Today, a group of constitutional law scholars apparently plan to file a federal lawsuit alleging that President Trump is violating the Emoluments Clause because his hotels are receiving payments from foreign governments.   Although the meaning of the clause is up in the air, roughly speaking the clause prohibits federal officials from taking payments from foreign countries.

This suit won’t be the suit that resolves the meaning of the clause. As others have noted, these plaintiffs pretty clearly lack Article III standing. The Supreme Court has recently reaffirmed that, to have standing to bring suit in federal court, an individual cannot allege simply a violation of the law; instead, he must allege that the violation caused him to suffer an “injury in fact.” The plaintiffs claim that Trump’s actions have injured them by forcing them to research the legality of Trump’s actions and respond to questions from the media about those actions.

That type of injury is almost certainly not enough. Valley Forge tells us that annoyance at government violations of the law—as well as the costs incurred to deal with that annoyance, like filing a lawsuit—is not enough of an injury to support standing. It also seems unlikely that having to respond to the media’s questions provide a basis for standing. Trump didn’t cause the media to ask those questions; the media chose to ask those questions. In the standing jargon, the questions aren’t traceable to Trump’s actions.

There are some cases that suggest that the violation of an individual right alone can confer standing. But the Emoluments Clause doesn’t confer an individual right. It creates a prohibition on federal officers that everyone in society collectively shares. So the plaintiffs lack standing—although I disagree with the suggestions of some that the plaintiffs should be sanctioned. Their suit is hardly frivolous given that a number of justices, including some currently sitting, have suggested that they might extend standing to suits of this sort.
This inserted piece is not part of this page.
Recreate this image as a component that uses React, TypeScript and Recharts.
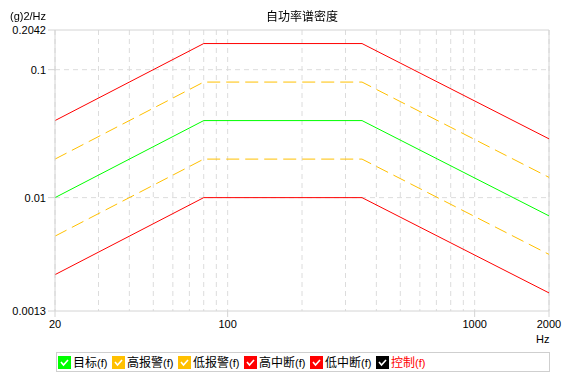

So who would have standing? One answer is an individual who was hurt because of the foreign payments—for example, a competitor hotel chain that lost business. The federal government would also probably have standing. Unlike individuals, the federal government has broad standing to vindicate collective rights. That is why the government has standing to bring criminal prosecutions. That broad standing extends even to suits in which the federal government is suing itself. United States v. Nixon says that a branch of the federal government can sue itself, so long as the dispute is adequately concrete. But it is obviously unlikely that the administration will bring suit against President Trump.

A third, more interesting, possibility is the states. Like the federal government, states represent society, and they accordingly should have broader access to the courts to enforce societal rights. The Court suggested as much in Massachusetts v. EPA, where it said that states are “entitled special solicitude” in the standing analysis when they assert quasi-sovereign interests. One might argue that the states should have broad standing only to enforce their state laws as opposed to the Constitution. But the Constitution is part of the laws of the states—the Supremacy Clause says so—and officers of the states must take the oath to uphold the Constitution. And it’s certainly not clear that the federal government should have a monopoly on enforcing the Constitution, especially in suits against the federal government.